Reproduce all of the data below without alteration; exclude every picture.

===============

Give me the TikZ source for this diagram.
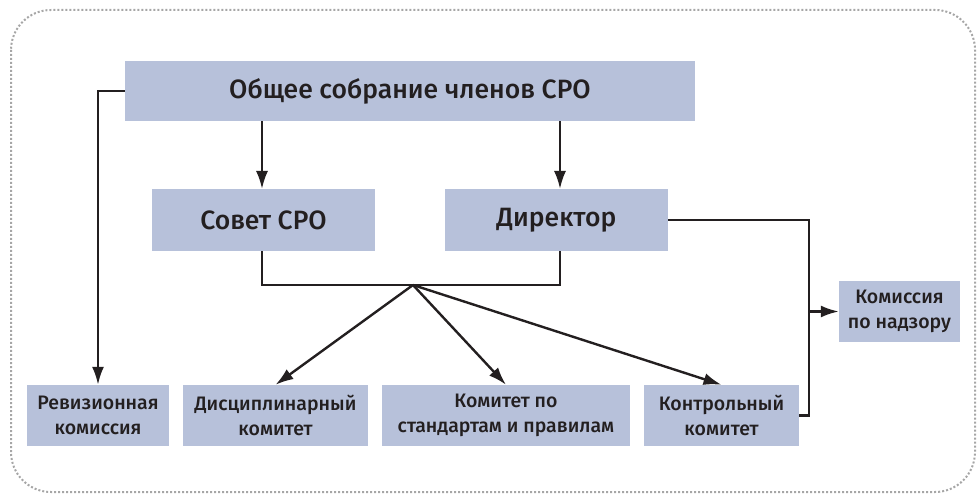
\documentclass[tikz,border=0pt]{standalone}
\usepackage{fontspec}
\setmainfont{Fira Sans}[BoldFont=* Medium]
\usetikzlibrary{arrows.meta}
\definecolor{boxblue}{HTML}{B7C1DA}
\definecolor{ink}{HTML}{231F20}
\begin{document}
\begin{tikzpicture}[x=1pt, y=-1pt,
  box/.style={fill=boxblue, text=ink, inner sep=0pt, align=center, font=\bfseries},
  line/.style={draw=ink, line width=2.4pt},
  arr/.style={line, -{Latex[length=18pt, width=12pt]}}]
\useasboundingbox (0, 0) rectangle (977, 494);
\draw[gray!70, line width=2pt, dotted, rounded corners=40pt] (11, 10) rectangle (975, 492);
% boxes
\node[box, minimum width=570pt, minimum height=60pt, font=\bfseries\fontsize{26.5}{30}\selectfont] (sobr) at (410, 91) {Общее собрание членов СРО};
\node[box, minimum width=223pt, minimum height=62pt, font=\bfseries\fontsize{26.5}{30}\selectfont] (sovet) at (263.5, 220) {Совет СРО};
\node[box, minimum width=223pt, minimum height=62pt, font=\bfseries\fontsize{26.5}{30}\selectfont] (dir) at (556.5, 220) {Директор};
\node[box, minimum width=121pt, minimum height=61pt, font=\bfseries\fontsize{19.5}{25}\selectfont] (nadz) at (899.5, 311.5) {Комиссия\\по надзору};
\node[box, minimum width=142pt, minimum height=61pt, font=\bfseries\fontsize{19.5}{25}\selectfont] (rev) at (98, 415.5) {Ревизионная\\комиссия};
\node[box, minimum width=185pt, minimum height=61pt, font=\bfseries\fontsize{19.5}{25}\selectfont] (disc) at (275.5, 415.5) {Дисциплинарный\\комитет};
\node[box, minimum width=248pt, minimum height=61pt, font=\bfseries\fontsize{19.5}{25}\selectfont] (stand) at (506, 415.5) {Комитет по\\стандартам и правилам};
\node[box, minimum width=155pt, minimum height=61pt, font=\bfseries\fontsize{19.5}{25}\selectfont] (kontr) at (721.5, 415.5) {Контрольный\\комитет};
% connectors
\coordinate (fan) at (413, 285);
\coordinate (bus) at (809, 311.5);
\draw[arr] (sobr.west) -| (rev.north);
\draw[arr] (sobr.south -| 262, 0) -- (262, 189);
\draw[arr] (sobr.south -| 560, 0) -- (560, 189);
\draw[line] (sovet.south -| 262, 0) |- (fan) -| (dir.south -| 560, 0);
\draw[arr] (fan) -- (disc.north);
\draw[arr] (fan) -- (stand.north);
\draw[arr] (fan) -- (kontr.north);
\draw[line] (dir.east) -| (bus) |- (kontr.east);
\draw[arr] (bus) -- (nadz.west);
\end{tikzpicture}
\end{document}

===============

> [Written solution]
Give me the TikZ source for this diagram.
\documentclass[tikz,border=0pt]{standalone}
\usepackage{fontspec}
\setmainfont{Fira Sans}[BoldFont=* Medium]
\usetikzlibrary{arrows.meta}
\definecolor{boxblue}{HTML}{B7C1DA}
\definecolor{ink}{HTML}{231F20}
\begin{document}
\begin{tikzpicture}[x=1pt, y=-1pt,
  box/.style={fill=boxblue, text=ink, inner sep=0pt, align=center, font=\bfseries},
  line/.style={draw=ink, line width=2.4pt},
  arr/.style={line, -{Latex[length=18pt, width=12pt]}}]
\useasboundingbox (0, 0) rectangle (977, 494);
\draw[gray!70, line width=2pt, dotted, rounded corners=40pt] (11, 10) rectangle (975, 492);
% boxes
\node[box, minimum width=570pt, minimum height=60pt, font=\bfseries\fontsize{26.5}{30}\selectfont] (sobr) at (410, 91) {Общее собрание членов СРО};
\node[box, minimum width=223pt, minimum height=62pt, font=\bfseries\fontsize{26.5}{30}\selectfont] (sovet) at (263.5, 220) {Совет СРО};
\node[box, minimum width=223pt, minimum height=62pt, font=\bfseries\fontsize{26.5}{30}\selectfont] (dir) at (556.5, 220) {Директор};
\node[box, minimum width=121pt, minimum height=61pt, font=\bfseries\fontsize{19.5}{25}\selectfont] (nadz) at (899.5, 311.5) {Комиссия\\по надзору};
\node[box, minimum width=142pt, minimum height=61pt, font=\bfseries\fontsize{19.5}{25}\selectfont] (rev) at (98, 415.5) {Ревизионная\\комиссия};
\node[box, minimum width=185pt, minimum height=61pt, font=\bfseries\fontsize{19.5}{25}\selectfont] (disc) at (275.5, 415.5) {Дисциплинарный\\комитет};
\node[box, minimum width=248pt, minimum height=61pt, font=\bfseries\fontsize{19.5}{25}\selectfont] (stand) at (506, 415.5) {Комитет по\\стандартам и правилам};
\node[box, minimum width=155pt, minimum height=61pt, font=\bfseries\fontsize{19.5}{25}\selectfont] (kontr) at (721.5, 415.5) {Контрольный\\комитет};
% connectors
\coordinate (fan) at (413, 285);
\coordinate (bus) at (809, 311.5);
\draw[arr] (sobr.west) -| (rev.north);
\draw[arr] (sobr.south -| 262, 0) -- (262, 189);
\draw[arr] (sobr.south -| 560, 0) -- (560, 189);
\draw[line] (sovet.south -| 262, 0) |- (fan) -| (dir.south -| 560, 0);
\draw[arr] (fan) -- (disc.north);
\draw[arr] (fan) -- (stand.north);
\draw[arr] (fan) -- (kontr.north);
\draw[line] (dir.east) -| (bus) |- (kontr.east);
\draw[arr] (bus) -- (nadz.west);
\end{tikzpicture}
\end{document}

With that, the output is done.